无路可逃的弗雷德丽卡只能通过写作来自我救赎,她享受着写作的过程,享受着文字从她的笔尖流泻而出, 这也让她觉察到:“我又是我了,我又是自己了。”弗雷德丽卡与奈杰尔彻底决裂,她逃离了布兰庄园,找到一份教师的工作,最终成为一名出色的评论家。
弗雷德丽卡的故事,也是当代职业女性生存困境的真实写照,她们通过努力从“塔”里走到“塔”外,在经济上摆脱了男性的束缚,成为代表自己的独立个体。但是,她们在享受职业成就的喜悦时,并不能完全摆脱传统性别观念以及女性天生具有母性的这一特质,这就注定了女性想拥有与男性相同的社会地位,存在着太多的羁绊与艰辛。
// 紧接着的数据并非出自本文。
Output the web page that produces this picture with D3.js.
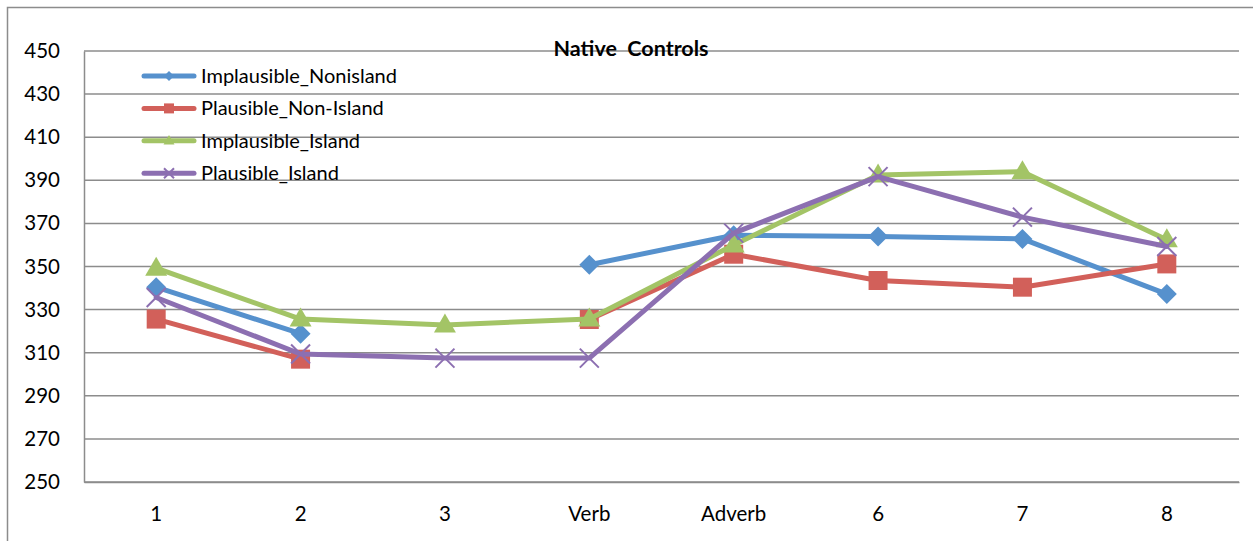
<!DOCTYPE html>
<html>
<head>
<meta charset="utf-8">
<script src="https://cdn.jsdelivr.net/npm/d3@7"></script>
<style>
  html, body { margin: 0; padding: 0; background: #fff; }
  svg { display: block; }
  text { font-family: Lato, "Open Sans", sans-serif; fill: #000; }
</style>
</head>
<body>
<svg id="chart" width="1253" height="541"></svg>
<script>
// Reaction-time means per region, native control group
const categories = ["1", "2", "3", "Verb", "Adverb", "6", "7", "8"];
const yTicks = [250, 270, 290, 310, 330, 350, 370, 390, 410, 430, 450];

const implausibleNonisland = [340.4, 318.8, null, 350.8, 364.5, 363.9, 362.8, 337.2];
const plausibleNonIsland   = [325.6, 307.0, null, 325.4, 355.7, 343.5, 340.4, 351.2];
const implausibleIsland    = [349.2, 325.6, 322.9, 325.6, 360.0, 392.5, 394.0, 362.4];
const plausibleIsland      = [335.6, 309.4, 307.5, 307.5, 365.5, 391.7, 372.9, 359.3];

const seriesNames  = ["Implausible_Nonisland", "Plausible_Non-Island", "Implausible_Island", "Plausible_Island"];
const seriesColors = ["#5691CD", "#D2605A", "#A3C466", "#8C6FB1"];
const seriesShapes = ["diamond", "square", "triangle", "cross"];

const series = [implausibleNonisland, plausibleNonIsland, implausibleIsland, plausibleIsland]
  .map((values, i) => ({ name: seriesNames[i], color: seriesColors[i], shape: seriesShapes[i], values }));

const svg = d3.select("#chart");
const plot = { left: 84, right: 1239, top: 51, bottom: 482 };

const x = d3.scaleBand().domain(categories).range([plot.left, plot.right]);
const y = d3.scaleLinear().domain([250, 450]).range([plot.bottom, plot.top]);
const cx = c => x(c) + x.bandwidth() / 2;

// outer chart frame (left and top edges)
svg.append("path")
  .attr("d", "M7.5,541 L7.5,7.5 L1253,7.5")
  .attr("fill", "none").attr("stroke", "#8c8c8c").attr("stroke-width", 1.5);

// horizontal gridlines
svg.append("g").selectAll("line").data(yTicks).join("line")
  .attr("x1", plot.left).attr("x2", plot.right)
  .attr("y1", d => y(d)).attr("y2", d => y(d))
  .attr("stroke", "#8c8c8c").attr("stroke-width", 1.5);

// y axis
const yAxis = svg.append("g")
  .attr("transform", `translate(${plot.left},0)`)
  .call(d3.axisLeft(y).tickValues(yTicks).tickSize(0).tickPadding(24));
yAxis.select(".domain").attr("stroke", "#8c8c8c").attr("stroke-width", 1.5);
yAxis.selectAll("text").style("font-family", "Lato, sans-serif").style("font-size", "20.5px").attr("fill", "#000");

// x axis
const xAxis = svg.append("g")
  .attr("transform", `translate(0,${plot.bottom})`)
  .call(d3.axisBottom(x).tickSize(0).tickPadding(24));
xAxis.select(".domain").attr("stroke", "#8c8c8c").attr("stroke-width", 1.5);
xAxis.selectAll("text").style("font-family", "Lato, sans-serif").style("font-size", "20.5px").attr("fill", "#000");

// title
svg.append("text")
  .attr("x", 631).attr("y", 56)
  .attr("text-anchor", "middle")
  .style("font-size", "21.5px").style("font-weight", "bold")
  .style("white-space", "pre")
  .text("Native  Controls");

// marker paths centred on 0,0
function markerPath(shape, s) {
  const h = s / 2;
  if (shape === "diamond") return `M0,${-h}L${h},0L0,${h}L${-h},0Z`;
  if (shape === "square") return `M${-h},${-h}H${h}V${h}H${-h}Z`;
  if (shape === "triangle") return `M0,${-h * 1.15}L${h * 1.1},${h * 0.75}L${-h * 1.1},${h * 0.75}Z`;
  return `M${-h},${-h}L${h},${h}M${-h},${h}L${h},${-h}`;
}
function drawMarker(g, shape, color, size) {
  const p = g.append("path").attr("d", markerPath(shape, size));
  if (shape === "cross") p.attr("fill", "none").attr("stroke", color).attr("stroke-width", 2);
  else p.attr("fill", color).attr("stroke", "none");
}

const line = d3.line()
  .defined(d => d.v != null)
  .x(d => cx(d.c))
  .y(d => y(d.v));

const seriesG = svg.append("g");
series.forEach(s => {
  const pts = s.values.map((v, i) => ({ c: categories[i], v }));
  seriesG.append("path")
    .datum(pts)
    .attr("d", line)
    .attr("fill", "none")
    .attr("stroke", s.color)
    .attr("stroke-width", 5)
    .attr("stroke-linejoin", "round")
    .attr("stroke-linecap", "round");
  pts.filter(d => d.v != null).forEach(d => {
    const g = seriesG.append("g").attr("transform", `translate(${cx(d.c)},${y(d.v)})`);
    drawMarker(g, s.shape, s.color, s.shape === "triangle" ? 20 : (s.shape === "diamond" ? 20 : 19));
  });
});

// legend
const legend = svg.append("g");
series.forEach((s, i) => {
  const ly = 76 + i * 32.4;
  legend.append("line")
    .attr("x1", 144).attr("x2", 194).attr("y1", ly).attr("y2", ly)
    .attr("stroke", s.color).attr("stroke-width", 5).attr("stroke-linecap", "round");
  const g = legend.append("g").attr("transform", `translate(169,${ly})`);
  drawMarker(g, s.shape, s.color, 10);
  legend.append("text")
    .attr("x", 201).attr("y", ly).attr("dy", "0.35em")
    .style("font-size", "20px")
    .text(s.name);
});
</script>
</body>
</html>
拜厄特在《巴别塔》中写道:“我是利奥的母亲,我也是我自己,这两件事是同样的事实。”这句话是拜厄特留给读者的思考。
龙应台在《美丽的权力》中给出了一个有趣的答案——
有人问:“男主外,女主内,有什么不好?”
胡美丽的回答是:“没什么不好,如果是自由选择的话。但有的女人爱主外,而且比男人还主得好,强制她主内,就是不平等;要是有男人爱主内,强迫他主外也是虐待。”